If this trio of strength and resilience and a Mother’s Love didn’t make it, well, neither would we.
The higher our hopes were (and dare I say they were high), the higher they came cascading down.
The unfathomable has been confirmed. The remains of Ariel and Kfir have been sent back and identified by Israel, while the third body awaiting identification is not that of Shiri, as we were led to believe.
We’ve come face-to-face with the depths of evil. How will we survive?
It’s been said, and painfully experienced, that if we don’t learn from history, we are doomed to repeat it.
So too, in the upcoming holiday of Purim, where the evil villain “Haman” is just one letter off from “Hamas”…
A terrified orphan girl is thrust into Queenship and faced with the destruction of her nation.
God chose Esther as the messenger to save her People from not the first instance of Jew-hatred…
and certainly not the last.
My favorite line in Megillat Esther is something her uncle Mordechai tells Esther.
When she fears for her life before approaching King Achashverosh to plead that he revoke his decree to annihilate the Jews…
Mordechai tells her, (ומי יודע אם לעת כזאת הגעת למלכות” (אסתר, ד, יד” –
“And who knows whether you have attained royalty for this very purpose?”
Indeed, through uniting the Jews and using her feminine intuition…
Queen Esther succeeded in cancelling the decree. What should have been a day of bloody mourning – not unlike the horrors of October 7th – turned upside down and became a day of joy.
Here’s the part I never knew though:
It’s possible that Esther and Mordechai may have met a tragic end.
According to an article in the Jewish Chronicle,
“If we accept the scholarly consensus identifying Ahasuerus with Xerxes I, we know he came to the throne in 486 BCE and met an untimely and violent death in 465 BCE as a result of a court revolution. This was instigated by one of his own ministers, Artabanus, with a view to enabling Artaxerxes — Xerxes’s son by his first marriage to Vashti — to succeed to the throne.
It is not unreasonable to assume, therefore, that those around the king — Queen Esther and Mordechai who was “ranked next to King Ahasuerus” (10:3) — would have met that same tragic end. Artaxerxes would have sought revenge on them for having usurped his mother’s throne, while also resenting their having imported an alien religion into the palace.”
It’s sobering to think that Queen Esther, the heroine, the savior of the Jewish People, may have accomplished this task yet was ultimately killed. It doesn’t make for happy reading on the most joyful holiday – which is why it’s not included in the Book of Esther.
But as I grapple with my bleeding heart…
My brain replaying a looped visual of a mother with the most raw terror in her eyes as she shields her babies in her arms from the clutches of evil…
I need some comfort. Something to acknowledge that yes, this is the purest form of cruelty; the devil embodied. And for that we must grieve.

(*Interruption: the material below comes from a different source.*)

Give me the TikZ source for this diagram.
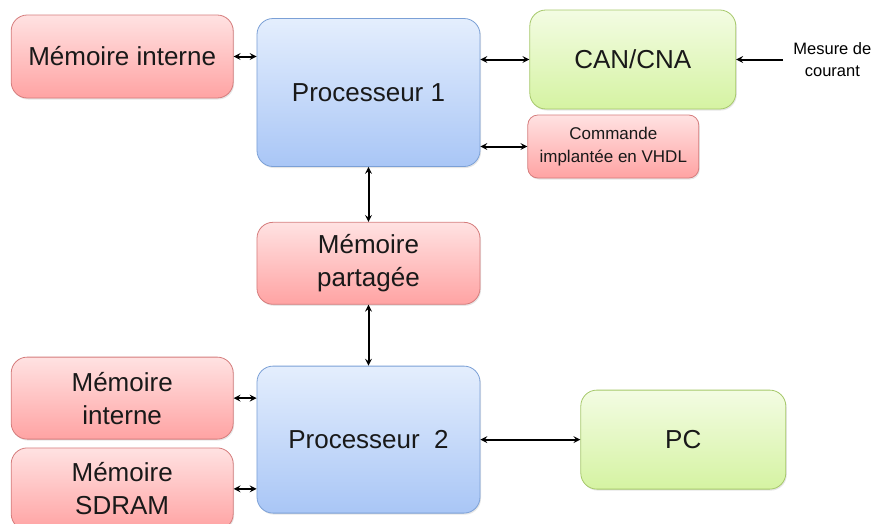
\documentclass[tikz,border=0pt]{standalone}
\usepackage{xcolor}
\usepackage{fontspec}
\setmainfont{Liberation Sans}
\usepackage{tikz}
\usetikzlibrary{arrows, positioning, shadows}
\definecolor{redtop}{HTML}{FFE2E2}
\definecolor{redbot}{HTML}{FFA3A3}
\definecolor{redline}{HTML}{D57C7C}
\definecolor{bluetop}{HTML}{E4EEFD}
\definecolor{bluebot}{HTML}{A9C6F6}
\definecolor{blueline}{HTML}{7BA0D6}
\definecolor{greentop}{HTML}{F3FCE3}
\definecolor{greenbot}{HTML}{D5F3A2}
\definecolor{greenline}{HTML}{A6C86A}
\tikzstyle{arrow} = [line width=2pt,<->,>=stealth]
\tikzstyle{block} = [rectangle, rounded corners=16pt, text centered, align=center, line width=0.8pt, text=black!90, font=\fontsize{26}{33}\selectfont, drop shadow={shadow xshift=1pt, shadow yshift=-1.5pt, opacity=0.2}]
\tikzstyle{mem} = [block, draw=redline, top color=redtop, bottom color=redbot, minimum width=222pt, minimum height=83pt]
\tikzstyle{proc} = [block, draw=blueline, top color=bluetop, bottom color=bluebot, minimum width=223pt, minimum height=148pt]
\tikzstyle{conv} = [block, draw=greenline, top color=greentop, bottom color=greenbot, minimum width=206pt, minimum height=99pt]

\begin{document}
\begin{tikzpicture}[node distance=0.5cm]
    \useasboundingbox (-368.5pt,92.5pt) rectangle (508.5pt,-430.5pt);

    % Processeur 1
    \node (proc1) [proc] {Processeur 1};
    \node (memi1) [mem, left=23pt of proc1, yshift=36pt] {Mémoire interne};
    \node (can) [conv, right=49pt of proc1, yshift=33pt] {CAN/CNA};
    \node (cmd) [mem, right=47pt of proc1, yshift=-54pt, minimum width=171pt, minimum height=63pt, rounded corners=10pt, font=\fontsize{17}{23}\selectfont] {Commande\\implantée en VHDL};
    \node (mesure) [right=47pt of can, inner xsep=10pt, align=center, font=\fontsize{16.5}{22}\selectfont] {Mesure de\\courant};

    % Memoire partagee
    \node (memp) [mem, below=55pt of proc1, minimum width=223pt, minimum height=82pt] {Mémoire\\partagée};

    % Processeur 2
    \node (proc2) [proc, below=61pt of memp, minimum height=147pt] {Processeur~~2};
    \node (memi2) [mem, left=23pt of proc2, yshift=41.5pt, minimum height=82pt] {Mémoire\\interne};
    \node (sdram) [mem, below=8pt of memi2, minimum height=82pt] {Mémoire\\SDRAM};
    \node (pc) [conv, right=100pt of proc2, minimum width=205pt] {PC};

    % Liaisons
    \draw [arrow] (memi1.east) -- (memi1.east -| proc1.west);
    \draw [arrow] (proc1.east |- can.west) -- (can.west);
    \draw [arrow] (proc1.east |- cmd.west) -- (cmd.west);
    \draw [line width=2pt,->,>=stealth] (mesure.west) -- (can.east);
    \draw [arrow] (proc1.south) -- (memp.north);
    \draw [arrow] (memp.south) -- (proc2.north);
    \draw [arrow] (memi2.east) -- (memi2.east -| proc2.west);
    \draw [arrow] (sdram.east) -- (sdram.east -| proc2.west);
    \draw [arrow] (proc2.east) -- (pc.west);
\end{tikzpicture}
\end{document}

And also, that there is purpose in the pain.
It made me think about how we each come into the world with a destiny and the tools to fulfill it.
Whether it be our mama bear instincts…
Our penchant for the crime-fighting, moral-upholding Batman…
Or our flaming red hair and all it represents.
My heart weeps, tears seeping through the shattered pieces.
For what was. What could have been. What will be.
And with a prayer on my lips, I beseech God with every fiber of my being to help Yarden (Jordan) Bibas…
The broken husband, father, widower, soul – delve deep into the meaning of his name.
Because yes, it does translate to “descend”.
But in the Torah (Devarim 30:18-20), the waters of the Yarden river represent freedom from oppression…
Breakthrough…
and deliverance. It is here that the People of Israel (yes, I said it) reached the end of our journey through the wilderness en route to the Promised Land.
May it be His will, speedily.
And may the brutal Bibas murders and all those who were killed in God’s name be avenged.
May their memories be a blessing, and a revolution.